GOAL:
Pictures aside, write out every record exactly as it appears.

━━━ GIVEN RECORDS

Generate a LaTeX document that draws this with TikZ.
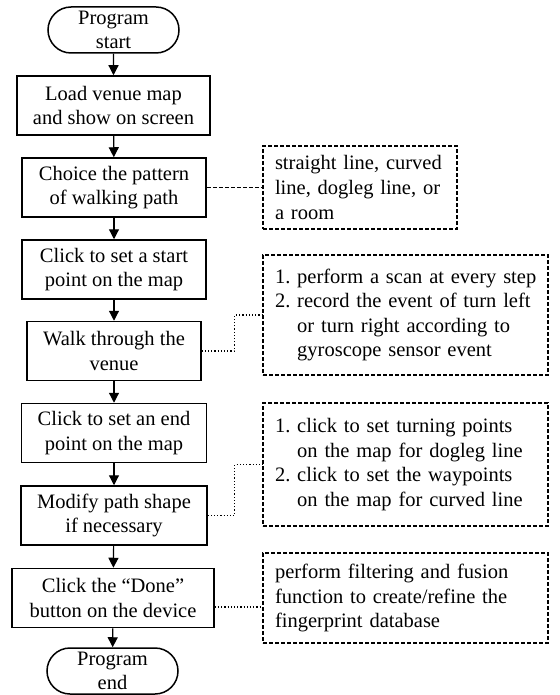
\documentclass[tikz,border=0pt]{standalone}
\usepackage{fontspec}
\setmainfont{Liberation Serif}
\usepackage{tikz}
\usetikzlibrary{arrows.meta}
\usetikzlibrary{shapes}
\usetikzlibrary{shapes.misc}
\tikzset{>={Triangle[length=5pt,width=5pt]}}
\newcommand{\chartfont}{\fontsize{10.25pt}{12.3pt}\selectfont}
\tikzstyle{proc} = [rectangle, draw, line width=0.75pt, align=center, minimum width=92pt, minimum height=29.5pt, inner xsep=8pt, inner ysep=0pt]
\tikzstyle{term} = [rounded rectangle, draw, line width=0.75pt, align=center, minimum width=65.5pt, minimum height=23pt, inner sep=0pt]
\tikzstyle{note} = [rectangle, draw, dash pattern=on 2pt off 1pt, line width=0.6pt, align=left, text width=130.5pt, inner xsep=6pt, inner ysep=0pt]
\tikzstyle{flow} = [->, line width=0.6pt]
\tikzstyle{cor} = [-, line width=0.6pt, densely dotted]

\begin{document}
\begin{tikzpicture}[x=0.5pt, y=-0.5pt, font=\chartfont]
\useasboundingbox (0,0) rectangle (560,695);
% main column
\node [term] (S) at (113.5, 30) {Program\\start};
\node [proc, minimum width=96.5pt] (M) at (113.5, 105.5) {Load venue map\\and show on screen};
\node [proc] (P) at (114, 187.5) {Choice the pattern\\of walking path};
\node [proc] (B) at (114, 269.5) {Click to set a start\\point on the map};
\node [proc, minimum width=85pt] (W) at (114, 351) {Walk through the\\venue};
\node [proc] (E) at (114, 433) {Click to set an end\\point on the map};
\node [proc] (F) at (114, 515.5) {Modify path shape\\if necessary};
\node [proc, minimum width=101pt] (D) at (113, 598) {Click the “Done”\\button on the device};
\node [term] (T) at (112.5, 671) {Program\\end};
% notes
\node [note, text width=85pt, minimum height=41.5pt] (nP) at (360, 187.5) {straight line, curved\\line, dogleg line, or\\a room};
\node [note, minimum height=60pt] (nW) at (405.5, 315) {\begin{tabular}{@{}l@{\ }l@{}}1. & perform a scan at every step\\2. & record the event of turn left\\ & or turn right according to\\ & gyroscope sensor event\end{tabular}};
\node [note, minimum height=61.5pt] (nF) at (405.5, 464.5) {\begin{tabular}{@{}l@{\ }l@{}}1. & click to set turning points\\ & on the map for dogleg line\\2. & click to set the waypoints\\ & on the map for curved line\end{tabular}};
\node [note, minimum height=45pt] (nD) at (405.5, 598) {perform filtering and fusion\\function to create/refine the\\fingerprint database};
\draw [flow] (S) to (M);
\draw [flow] (M) to (P);
\draw [flow] (P) to (B);
\draw [flow] (B) to (W);
\draw [flow] (W) to (E);
\draw [flow] (E) to (F);
\draw [flow] (F) to (D);
\draw [flow] (D) to (T);
\draw [-, line width=0.6pt, dash pattern=on 2pt off 1pt] (P) to (nP);
\draw [cor] (W.east) -- ++(16.5pt, 0) |- (nW.west);
\draw [cor] (F.east) -- ++(13.5pt, 0) |- (nF.west);
\draw [cor] ([yshift=-4.5pt]D.east) -- ([yshift=-4.5pt]D.east -| nD.west);
\end{tikzpicture}
\end{document}
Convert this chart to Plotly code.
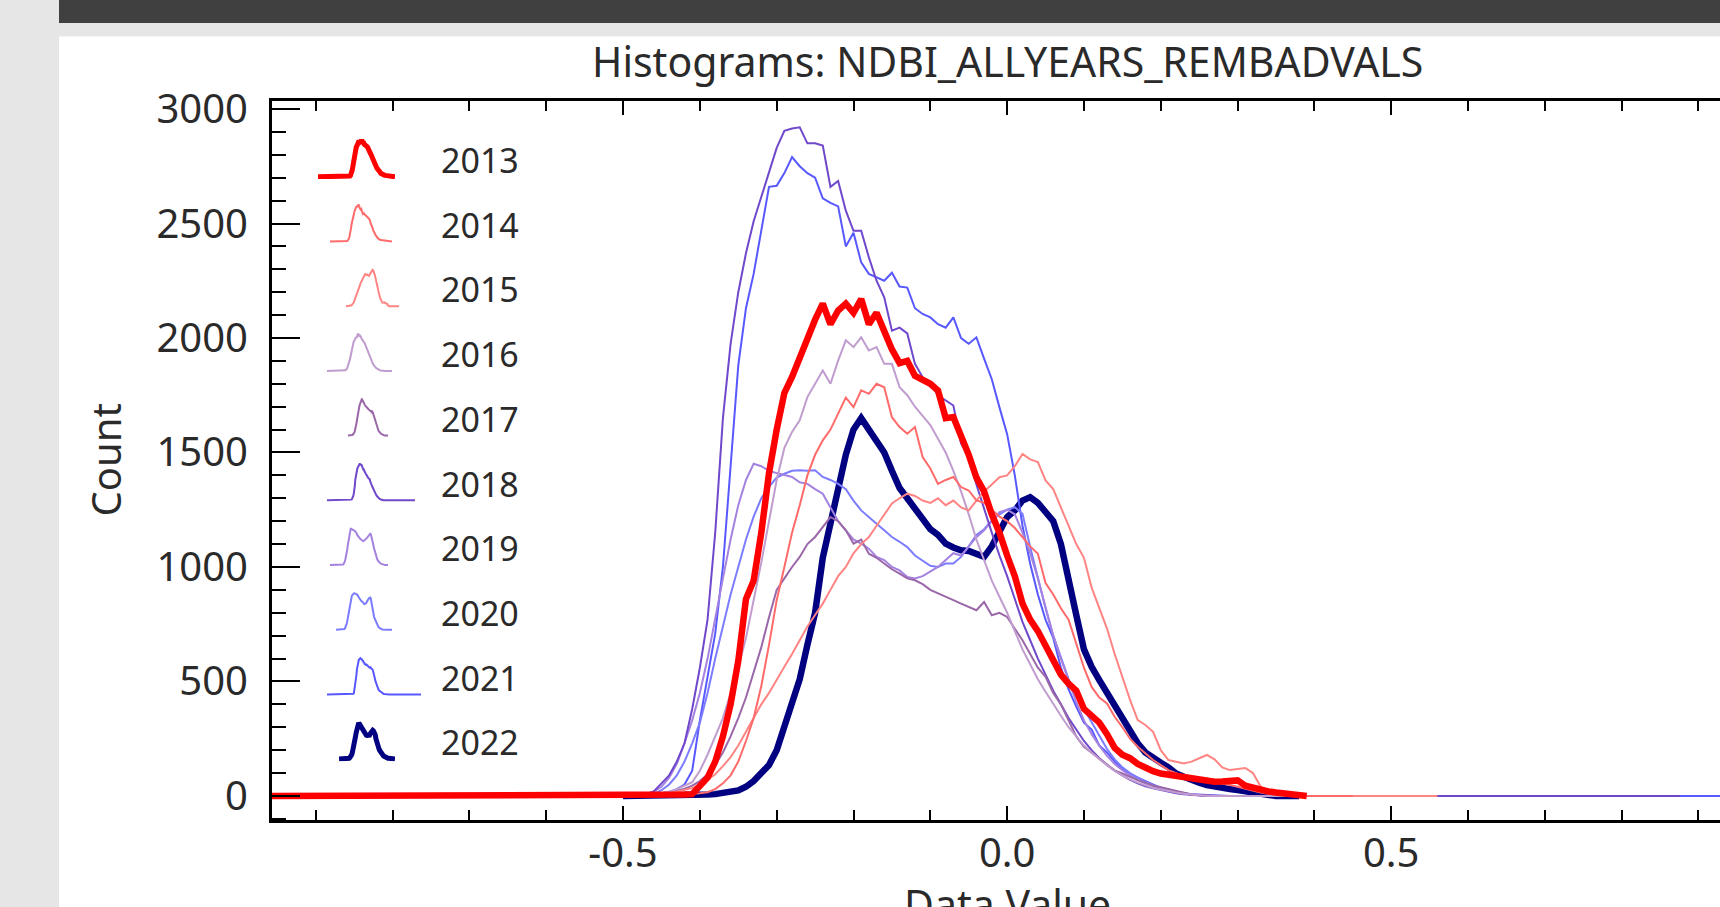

━━━━━━

COMPLETED TASK:
Generate a LaTeX document that draws this with TikZ.
\documentclass[tikz,border=0pt]{standalone}
\usepackage{fontspec}
\setmainfont{Liberation Serif}
\usepackage{tikz}
\usetikzlibrary{arrows.meta}
\usetikzlibrary{shapes}
\usetikzlibrary{shapes.misc}
\tikzset{>={Triangle[length=5pt,width=5pt]}}
\newcommand{\chartfont}{\fontsize{10.25pt}{12.3pt}\selectfont}
\tikzstyle{proc} = [rectangle, draw, line width=0.75pt, align=center, minimum width=92pt, minimum height=29.5pt, inner xsep=8pt, inner ysep=0pt]
\tikzstyle{term} = [rounded rectangle, draw, line width=0.75pt, align=center, minimum width=65.5pt, minimum height=23pt, inner sep=0pt]
\tikzstyle{note} = [rectangle, draw, dash pattern=on 2pt off 1pt, line width=0.6pt, align=left, text width=130.5pt, inner xsep=6pt, inner ysep=0pt]
\tikzstyle{flow} = [->, line width=0.6pt]
\tikzstyle{cor} = [-, line width=0.6pt, densely dotted]

\begin{document}
\begin{tikzpicture}[x=0.5pt, y=-0.5pt, font=\chartfont]
\useasboundingbox (0,0) rectangle (560,695);
% main column
\node [term] (S) at (113.5, 30) {Program\\start};
\node [proc, minimum width=96.5pt] (M) at (113.5, 105.5) {Load venue map\\and show on screen};
\node [proc] (P) at (114, 187.5) {Choice the pattern\\of walking path};
\node [proc] (B) at (114, 269.5) {Click to set a start\\point on the map};
\node [proc, minimum width=85pt] (W) at (114, 351) {Walk through the\\venue};
\node [proc] (E) at (114, 433) {Click to set an end\\point on the map};
\node [proc] (F) at (114, 515.5) {Modify path shape\\if necessary};
\node [proc, minimum width=101pt] (D) at (113, 598) {Click the “Done”\\button on the device};
\node [term] (T) at (112.5, 671) {Program\\end};
% notes
\node [note, text width=85pt, minimum height=41.5pt] (nP) at (360, 187.5) {straight line, curved\\line, dogleg line, or\\a room};
\node [note, minimum height=60pt] (nW) at (405.5, 315) {\begin{tabular}{@{}l@{\ }l@{}}1. & perform a scan at every step\\2. & record the event of turn left\\ & or turn right according to\\ & gyroscope sensor event\end{tabular}};
\node [note, minimum height=61.5pt] (nF) at (405.5, 464.5) {\begin{tabular}{@{}l@{\ }l@{}}1. & click to set turning points\\ & on the map for dogleg line\\2. & click to set the waypoints\\ & on the map for curved line\end{tabular}};
\node [note, minimum height=45pt] (nD) at (405.5, 598) {perform filtering and fusion\\function to create/refine the\\fingerprint database};
\draw [flow] (S) to (M);
\draw [flow] (M) to (P);
\draw [flow] (P) to (B);
\draw [flow] (B) to (W);
\draw [flow] (W) to (E);
\draw [flow] (E) to (F);
\draw [flow] (F) to (D);
\draw [flow] (D) to (T);
\draw [-, line width=0.6pt, dash pattern=on 2pt off 1pt] (P) to (nP);
\draw [cor] (W.east) -- ++(16.5pt, 0) |- (nW.west);
\draw [cor] (F.east) -- ++(13.5pt, 0) |- (nF.west);
\draw [cor] ([yshift=-4.5pt]D.east) -- ([yshift=-4.5pt]D.east -| nD.west);
\end{tikzpicture}
\end{document}
Convert this chart to Plotly code.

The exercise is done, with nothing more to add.